Dalam diskusi dengan pejabat Israel, ia juga tidak ragu untuk menunjukkan semua yang telah dilakukan Trump untuk Israel. Dalam masa jabatan pertamanya, Trump memindahkan Kedutaan Besar AS dari Tel Aviv ke Yerusalem, mengakui Dataran Tinggi Golan sebagai wilayah Israel, dan memotong bantuan AS untuk Arab-Palestina. Kadang-kadang dalam diskusinya dengan pejabat Israel, ia juga menunjukkan kesediaan Trump untuk menghadapi tekanan politik demi mendapatkan kesepakatan dan memohon kepada Israel untuk melakukan hal yang sama.
Kepada Hamas, pesannya, yang disampaikan melalui Qatar, adalah : Kecuali kalian siap mati, katakan padaku mengapa kalian tidak melihat ini sebagai kesepakatan yang pada akhirnya dapat mengakhiri perang?
Witkoff juga menjalin hubungan dekat dengan keluarga sandera. Mereka menyatakan kekhawatiran bahwa orang-orang yang mereka cintai akan tertinggal di tahap kedua kesepakatan, saat mereka seharusnya dibebaskan, khususnya khawatir apakah akan ada cukup tahanan Arab-Palestina yang ditahan Israel untuk dipertukarkan: Jumlah tersebut dimasukkan ke dalam kerangka kesepakatan yang disetujui Mei lalu, dan jika tidak ada Tahap 1, tidak akan ada Tahap 2, yang masih harus dinegosiasikan.
Tahap 1 bisa saja gagal kapan saja selama enam minggu ke depan. Sandera Amerika pertama, Keith Siegel, tidak dijadwalkan untuk dibebaskan hingga Hari ke-14 gencatan senjata, menurut dua pejabat yang mengetahui masalah tersebut. Lima keluarga Amerika lainnya tidak akan bisa membawa pulang anak-anak mereka, hidup atau mati, kecuali gencatan senjata berlanjut hingga tahap kedua.

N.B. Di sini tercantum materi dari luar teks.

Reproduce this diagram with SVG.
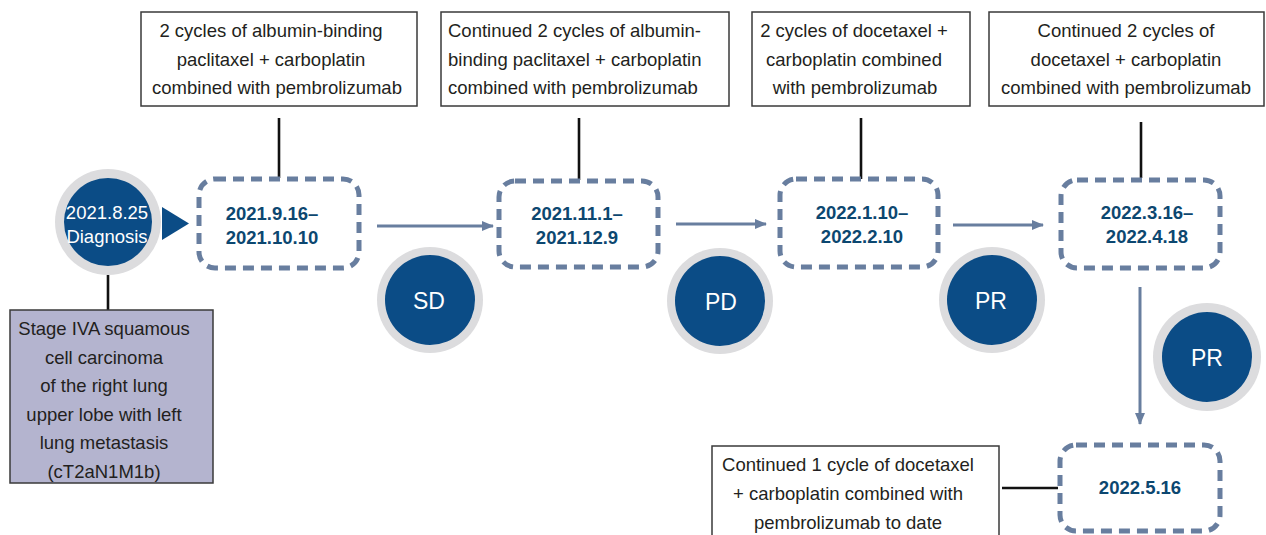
<svg xmlns="http://www.w3.org/2000/svg" width="1266" height="535" viewBox="0 0 1266 535">
<defs>
<style>
.txt{font-family:"Liberation Sans",Arial,sans-serif;font-size:18.5px;fill:#231f20}
.date{font-family:"Liberation Sans",Arial,sans-serif;font-size:18.5px;font-weight:bold;fill:#0c4770;text-anchor:middle}
.wt{font-family:"Liberation Sans",Arial,sans-serif;fill:#ffffff;text-anchor:middle}
.box{fill:#ffffff;stroke:#3a3a3a;stroke-width:1.5}
.dash{fill:#ffffff;stroke:#687e9f;stroke-width:5;stroke-dasharray:11 7}
.ring{fill:#dcdcde}
.core{fill:#0b4c86}
.blk{stroke:#111;stroke-width:2.6;fill:none}
.arr{stroke:#687e9f;stroke-width:3;fill:none;marker-end:url(#ah)}
</style>
<marker id="ah" markerWidth="12" markerHeight="10" refX="11" refY="5" orient="auto" markerUnits="userSpaceOnUse">
<path d="M0,0 L12,5 L0,10 Z" fill="#687e9f"/>
</marker>
</defs>
<rect width="1266" height="535" fill="#ffffff"/>

<g id="connectors">
<path class="blk" d="M279,118 V178"/>
<path class="blk" d="M579,118 V180"/>
<path class="blk" d="M861,118 V179"/>
<path class="blk" d="M1141,122 V178"/>
<path class="blk" d="M108,275 V310"/>
<path class="blk" d="M1002,488 H1058"/>
<path class="arr" d="M377,226 H493"/>
<path class="arr" d="M676,224 H766"/>
<path class="arr" d="M953,225 H1043"/>
<path class="arr" d="M1140,287 V424"/>
<path d="M162,207 L189,223.5 L162,240 Z" fill="#0b4c86"/>
</g>

<g id="diagnosis">
<circle class="ring" cx="108" cy="222" r="53"/>
<circle class="core" cx="108" cy="222" r="44"/>
<text class="wt" x="107" y="219" font-size="18.5">2021.8.25</text>
<text class="wt" x="107" y="243" font-size="18.5">Diagnosis</text>
</g>

<g id="stage">
<rect x="10" y="310" width="203" height="173" fill="#b4b4cf" stroke="#3a3a3a" stroke-width="1.5"/>
<text class="txt" text-anchor="middle" x="104" y="335">Stage IVA squamous</text>
<text class="txt" text-anchor="middle" x="104" y="363.5">cell carcinoma</text>
<text class="txt" text-anchor="middle" x="104" y="392">of the right lung</text>
<text class="txt" text-anchor="middle" x="104" y="420.5">upper lobe with left</text>
<text class="txt" text-anchor="middle" x="104" y="449">lung metastasis</text>
<text class="txt" text-anchor="middle" x="104" y="477.5">(cT2aN1M1b)</text>
</g>

<g id="treat1">
<rect class="box" x="141" y="12" width="276" height="94"/>
<text class="txt" text-anchor="middle" x="271" y="37">2 cycles of albumin-binding</text>
<text class="txt" text-anchor="middle" x="271" y="65.5">paclitaxel + carboplatin</text>
<text class="txt" text-anchor="middle" x="277" y="94">combined with pembrolizumab</text>
</g>
<g id="treat2">
<rect class="box" x="441" y="12" width="288" height="94"/>
<text class="txt" x="448" y="37">Continued 2 cycles of albumin-</text>
<text class="txt" x="448" y="65.5">binding paclitaxel + carboplatin</text>
<text class="txt" x="448" y="94">combined with pembrolizumab</text>
</g>
<g id="treat3">
<rect class="box" x="752" y="12" width="218" height="94"/>
<text class="txt" text-anchor="middle" x="854" y="37">2 cycles of docetaxel +</text>
<text class="txt" text-anchor="middle" x="854" y="65.5">carboplatin combined</text>
<text class="txt" text-anchor="middle" x="855" y="94">with pembrolizumab</text>
</g>
<g id="treat4">
<rect class="box" x="989" y="12" width="275" height="94"/>
<text class="txt" text-anchor="middle" x="1126" y="37">Continued 2 cycles of</text>
<text class="txt" text-anchor="middle" x="1126" y="65.5">docetaxel + carboplatin</text>
<text class="txt" text-anchor="middle" x="1126" y="94">combined with pembrolizumab</text>
</g>
<g id="treat5">
<rect class="box" x="712" y="446" width="287" height="100"/>
<text class="txt" text-anchor="middle" x="848" y="471">Continued 1 cycle of docetaxel</text>
<text class="txt" text-anchor="middle" x="848" y="500">+ carboplatin combined with</text>
<text class="txt" text-anchor="middle" x="848" y="529">pembrolizumab to date</text>
</g>

<g id="period1">
<rect class="dash" x="199" y="179" width="160" height="89" rx="16"/>
<text class="date" x="272" y="220">2021.9.16–</text>
<text class="date" x="272" y="244">2021.10.10</text>
</g>
<g id="period2">
<rect class="dash" x="499" y="181" width="159" height="86" rx="16"/>
<text class="date" x="577" y="220">2021.11.1–</text>
<text class="date" x="577" y="244">2021.12.9</text>
</g>
<g id="period3">
<rect class="dash" x="780" y="179" width="158" height="88" rx="16"/>
<text class="date" x="862" y="219">2022.1.10–</text>
<text class="date" x="862" y="243">2022.2.10</text>
</g>
<g id="period4">
<rect class="dash" x="1061" y="180" width="159" height="88" rx="16"/>
<text class="date" x="1147" y="219">2022.3.16–</text>
<text class="date" x="1147" y="243">2022.4.18</text>
</g>
<g id="period5">
<rect class="dash" x="1060" y="445" width="160" height="86" rx="16"/>
<text class="date" x="1140" y="494">2022.5.16</text>
</g>

<g id="sd">
<circle class="ring" cx="430" cy="300" r="53"/>
<circle class="core" cx="430" cy="300" r="45"/>
<text class="wt" x="429" y="309" font-size="23">SD</text>
</g>
<g id="pd">
<circle class="ring" cx="720" cy="301" r="53"/>
<circle class="core" cx="720" cy="301" r="45"/>
<text class="wt" x="721" y="310" font-size="23">PD</text>
</g>
<g id="pr1">
<circle class="ring" cx="992" cy="300" r="53"/>
<circle class="core" cx="992" cy="300" r="45"/>
<text class="wt" x="991" y="309" font-size="23">PR</text>
</g>
<g id="pr2">
<circle class="ring" cx="1207" cy="357" r="54"/>
<circle class="core" cx="1207" cy="357" r="45"/>
<text class="wt" x="1207" y="366" font-size="23">PR</text>
</g>
</svg>
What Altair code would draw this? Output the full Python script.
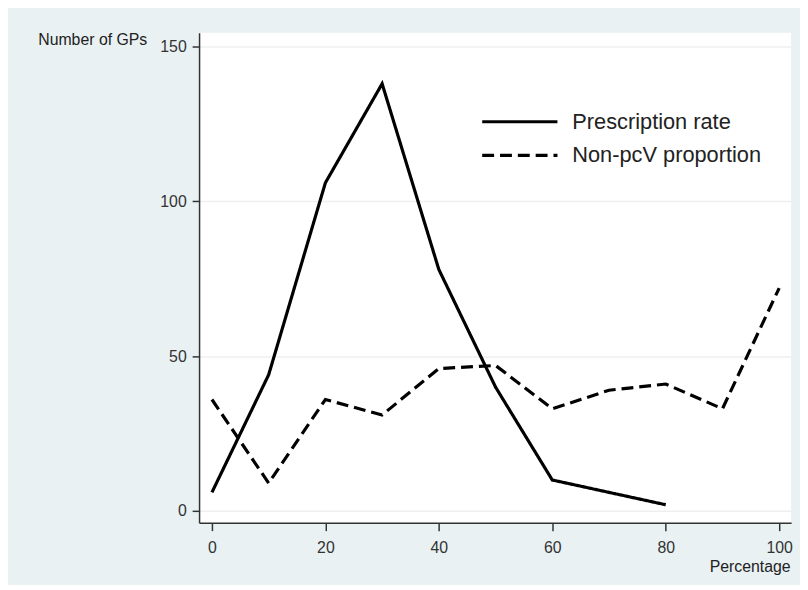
import altair as alt
import pandas as pd

x_presc = [0, 10, 20, 30, 40, 50, 60, 70, 80]
presc = [6, 44, 106, 138, 78, 40, 10, 6, 2]
x_nonpcv = [0, 10, 20, 30, 40, 50, 60, 70, 80, 90, 100]
nonpcv = [36, 9, 36, 31, 46, 47, 33, 39, 41, 33, 72]
series = ["Prescription rate", "Non-pcV proportion"]
x_ticks = [0, 20, 40, 60, 80, 100]
y_ticks = [0, 50, 100, 150]

rows = [{"pct": a, "n": b, "series": series[0]} for a, b in zip(x_presc, presc)]
rows += [{"pct": a, "n": b, "series": series[1]} for a, b in zip(x_nonpcv, nonpcv)]
df = pd.DataFrame(rows)

FONT = "Liberation Sans"

chart = alt.Chart(df).mark_line(color="black", strokeWidth=3.2).encode(
    x=alt.X("pct:Q", scale=alt.Scale(domain=[-2.27, 102.1], nice=False, zero=False),
            axis=alt.Axis(values=x_ticks, title="Percentage", grid=False,
                          titleAlign="right", titleX=597, titleY=44, titleBaseline="middle",
                          titleFontSize=16, titleFontWeight="normal",
                          labelFontSize=16, labelPadding=9, tickSize=8)),
    y=alt.Y("n:Q", scale=alt.Scale(domain=[-3.8, 154.5], nice=False, zero=False),
            axis=alt.Axis(values=y_ticks, title="Number of GPs", grid=True,
                          gridColor="#eef0f0", gridWidth=1.5,
                          titleAngle=0, titleAlign="left", titleBaseline="middle",
                          titleX=-163, titleY=7, titleFontSize=16, titleFontWeight="normal",
                          labelFontSize=16, labelPadding=6, tickSize=7)),
    strokeDash=alt.StrokeDash("series:N",
        scale=alt.Scale(domain=series, range=[[1, 0], [12, 6]]),
        legend=alt.Legend(title=None, orient="none", legendX=284, legendY=76,
                          symbolType="M-1,0L5.333,0", symbolSize=576,
                          symbolStrokeWidth=3.2, symbolStrokeColor="black",
                          symbolFillColor="transparent",
                          labelFontSize=22, labelFont=FONT,
                          labelColor="#222", labelOffset=65, rowPadding=9,
                          labelLimit=400)),
    order=alt.Order("pct:Q"),
).properties(
    width=598, height=495,
    autosize=alt.AutoSizeParams(type="none"),
    padding={"left": 193, "top": 22, "right": 9, "bottom": 60},
).configure(
    background="#e9f1f3",
    font=FONT,
).configure_view(
    fill="white", stroke=None,
).configure_axis(
    domainColor="#333", domainWidth=1.5, tickColor="#333", tickWidth=1.5,
    labelColor="#333", titleColor="#222", labelFont=FONT, titleFont=FONT,
)

chart.save("out.html", embed_options={"renderer": "svg", "actions": False})
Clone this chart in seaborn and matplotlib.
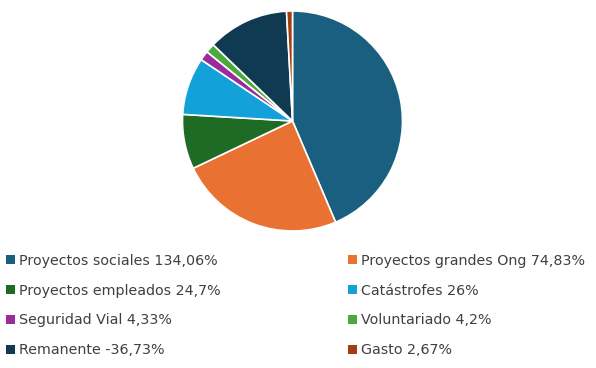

Perkembangan ini menunjukkan kompleksitas situasi di Jalur Gaza, terutama terkait gencatan senjata antara Israel dan Hamas, serta tantangan yang dihadapi dalam mencari solusi jangka panjang. Rencana relokasi warga Gaza ke negara lain, termasuk Indonesia, menghadapi tantangan serius di tingkat domestik dan internasional.
Relokasi warga Gaza ke Indonesia
Indonesia memiliki sejarah hubungan emosional dengan Arab-Palestina sebagai bagian dari solidaritas terhadap perjuangan rakyat Arab-Palestina. Namun, sikap terhadap Hamas berbeda. Meski ada simpati di tingkat masyarakat, pemerintah Indonesia secara resmi tidak mengakui Hamas sebagai perwakilan eksklusif Arab-Palestina. Indonesia juga mendukung solusi dua negara dan menolak tindakan kekerasan dari kedua belah pihak.
Relokasi warga Gaza ke Indonesia bisa memicu debat politik dan sosial yang intens. Beberapa kelompok mungkin mendukung langkah ini sebagai bentuk kemanusiaan, sementara lainnya akan menyoroti potensi risiko keamanan, ketegangan sosial, atau beban ekonomi.
Usulan relokasi ini berisiko dipandang sebagai bentuk tekanan untuk mengusir rakyat Arab-Palestina dari tanah yang mereka duduki, yang dapat memperburuk citra pihak-pihak yang terlibat dalam proses tersebut, termasuk Israel dan AS.
Indonesia dapat memainkan peran dengan cara lain, seperti memberikan bantuan kemanusiaan langsung di Gaza atau mendukung upaya internasional untuk membangun kembali wilayah tersebut, alih-alih menerima relokasi besar-besaran.
Keseluruhan situasi ini membutuhkan pengelolaan diplomatik yang hati-hati agar tujuan kemanusiaan dapat tercapai tanpa menimbulkan ketegangan atau pelanggaran hak asasi manusia bagi warga Arab-Palestina. Relokasi hanya dapat menjadi opsi jika diterima secara sukarela oleh warga Gaza dan didukung secara global sebagai bagian dari solusi menyeluruh untuk konflik.